Posted by John Donovan: 14 April 2024
In a stunning twist, Shell, Britain’s oil giant turned Wall Street wannabe, is eyeing a breakup with London. What’s the fuss? Well, according to CEO Wael Sawan, London’s cramping Shell’s style. But is this really about undervaluation or just a ploy to pump up the share price?
Sawan’s singing the same old tune: London’s dragging Shell down. With taxes, politics, and capital woes, it’s like the city’s throwing a share price pity party. “I have a location that clearly seems to be undervalued,” he moans to Bloomberg. Cue the violins.

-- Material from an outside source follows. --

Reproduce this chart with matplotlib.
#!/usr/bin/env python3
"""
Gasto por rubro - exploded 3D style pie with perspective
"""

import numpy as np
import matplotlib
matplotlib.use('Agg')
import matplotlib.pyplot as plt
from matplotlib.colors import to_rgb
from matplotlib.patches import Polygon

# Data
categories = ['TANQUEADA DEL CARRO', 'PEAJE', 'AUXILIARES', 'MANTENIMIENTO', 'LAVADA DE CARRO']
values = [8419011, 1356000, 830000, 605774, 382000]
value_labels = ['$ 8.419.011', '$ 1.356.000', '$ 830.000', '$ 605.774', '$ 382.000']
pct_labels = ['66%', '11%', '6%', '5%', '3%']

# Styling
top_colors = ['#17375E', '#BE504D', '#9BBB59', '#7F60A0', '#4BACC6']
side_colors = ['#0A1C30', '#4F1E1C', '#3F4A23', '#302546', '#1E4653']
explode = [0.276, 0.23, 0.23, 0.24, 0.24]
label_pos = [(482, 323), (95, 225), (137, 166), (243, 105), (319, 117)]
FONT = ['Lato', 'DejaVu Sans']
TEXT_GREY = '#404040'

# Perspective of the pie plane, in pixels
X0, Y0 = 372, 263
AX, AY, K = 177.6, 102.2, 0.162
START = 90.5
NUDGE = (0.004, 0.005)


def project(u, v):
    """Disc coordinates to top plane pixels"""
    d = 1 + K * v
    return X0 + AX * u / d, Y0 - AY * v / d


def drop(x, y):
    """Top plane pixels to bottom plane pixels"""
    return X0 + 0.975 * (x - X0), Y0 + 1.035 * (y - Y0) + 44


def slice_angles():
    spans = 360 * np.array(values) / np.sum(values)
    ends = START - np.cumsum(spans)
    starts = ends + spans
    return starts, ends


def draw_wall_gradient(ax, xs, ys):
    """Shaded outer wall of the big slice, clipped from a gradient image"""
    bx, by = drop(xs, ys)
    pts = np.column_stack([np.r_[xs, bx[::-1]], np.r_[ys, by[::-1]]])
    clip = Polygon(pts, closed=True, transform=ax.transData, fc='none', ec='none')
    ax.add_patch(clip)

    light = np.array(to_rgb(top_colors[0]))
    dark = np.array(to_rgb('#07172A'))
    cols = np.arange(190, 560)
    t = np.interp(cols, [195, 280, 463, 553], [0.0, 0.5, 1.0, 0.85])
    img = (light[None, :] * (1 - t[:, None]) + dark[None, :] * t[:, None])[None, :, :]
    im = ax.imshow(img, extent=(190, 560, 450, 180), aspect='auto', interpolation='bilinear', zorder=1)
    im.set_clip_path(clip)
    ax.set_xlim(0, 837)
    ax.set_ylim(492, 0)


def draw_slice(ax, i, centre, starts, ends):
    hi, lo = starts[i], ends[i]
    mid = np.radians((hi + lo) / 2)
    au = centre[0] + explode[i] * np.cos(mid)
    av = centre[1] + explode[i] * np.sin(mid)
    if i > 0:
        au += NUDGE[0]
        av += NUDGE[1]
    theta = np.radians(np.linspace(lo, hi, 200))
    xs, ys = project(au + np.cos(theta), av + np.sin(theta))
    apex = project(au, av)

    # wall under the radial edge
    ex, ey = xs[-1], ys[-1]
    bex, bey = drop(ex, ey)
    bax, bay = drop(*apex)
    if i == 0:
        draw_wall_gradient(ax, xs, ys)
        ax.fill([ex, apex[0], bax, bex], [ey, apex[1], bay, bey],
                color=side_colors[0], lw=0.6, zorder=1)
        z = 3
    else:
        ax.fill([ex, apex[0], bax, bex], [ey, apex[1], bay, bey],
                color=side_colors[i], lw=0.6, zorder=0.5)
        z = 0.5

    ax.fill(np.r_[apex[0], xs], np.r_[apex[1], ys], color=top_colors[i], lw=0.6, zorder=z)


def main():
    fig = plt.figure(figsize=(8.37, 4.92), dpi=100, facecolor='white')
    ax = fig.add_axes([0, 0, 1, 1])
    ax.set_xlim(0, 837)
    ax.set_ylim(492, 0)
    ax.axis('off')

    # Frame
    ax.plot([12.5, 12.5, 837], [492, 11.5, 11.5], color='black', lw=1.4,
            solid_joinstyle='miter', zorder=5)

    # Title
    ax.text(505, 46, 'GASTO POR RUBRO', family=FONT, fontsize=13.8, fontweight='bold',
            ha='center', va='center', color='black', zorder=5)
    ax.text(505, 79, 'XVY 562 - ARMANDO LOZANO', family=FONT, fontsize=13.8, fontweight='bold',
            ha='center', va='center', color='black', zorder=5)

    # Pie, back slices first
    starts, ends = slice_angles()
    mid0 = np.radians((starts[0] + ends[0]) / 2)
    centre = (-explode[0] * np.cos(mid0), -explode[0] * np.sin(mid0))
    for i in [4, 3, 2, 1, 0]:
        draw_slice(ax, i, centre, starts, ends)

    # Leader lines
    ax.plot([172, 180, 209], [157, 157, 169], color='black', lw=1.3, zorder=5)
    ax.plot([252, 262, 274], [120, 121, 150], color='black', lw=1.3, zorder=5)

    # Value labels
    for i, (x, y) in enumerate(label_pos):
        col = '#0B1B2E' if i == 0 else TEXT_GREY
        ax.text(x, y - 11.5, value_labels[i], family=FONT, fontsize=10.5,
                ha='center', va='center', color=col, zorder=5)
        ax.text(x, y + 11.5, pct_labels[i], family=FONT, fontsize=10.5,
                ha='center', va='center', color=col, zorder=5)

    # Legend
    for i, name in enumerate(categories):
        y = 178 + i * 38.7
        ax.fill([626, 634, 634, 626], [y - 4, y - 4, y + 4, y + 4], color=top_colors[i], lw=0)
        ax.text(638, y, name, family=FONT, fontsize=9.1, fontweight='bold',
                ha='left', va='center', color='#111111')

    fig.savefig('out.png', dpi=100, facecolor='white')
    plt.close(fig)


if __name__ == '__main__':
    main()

His predecessor, Ben van Beurden, is singing backup, lamenting how Europe’s “conspiring” against oil companies like Shell. Cry us a river, fellas.
But let’s cut through the crude: Shell’s just playing the “woe is me” card to wiggle out of accountability. They’re facing a court order to cut emissions, and suddenly New York’s looking like a tempting escape hatch.

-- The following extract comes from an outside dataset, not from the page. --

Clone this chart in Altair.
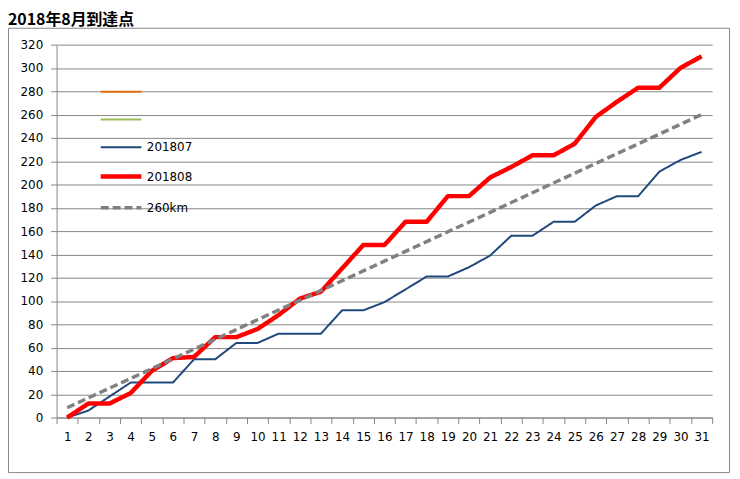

Sure, London’s not perfect. But neither is Shell. They talk the talk on climate, but when push comes to shove, they’re still drilling and spilling.
The real kicker? If Shell jumps ship, it’s not just London feeling the pain. Pensioners, investors, and the entire UK economy will feel the aftershock.
So, will Shell really take the plunge across the pond? Or is this just a slick move to shake up the stock price? Either way, it’s enough to make you say, “What the frack, Shell?”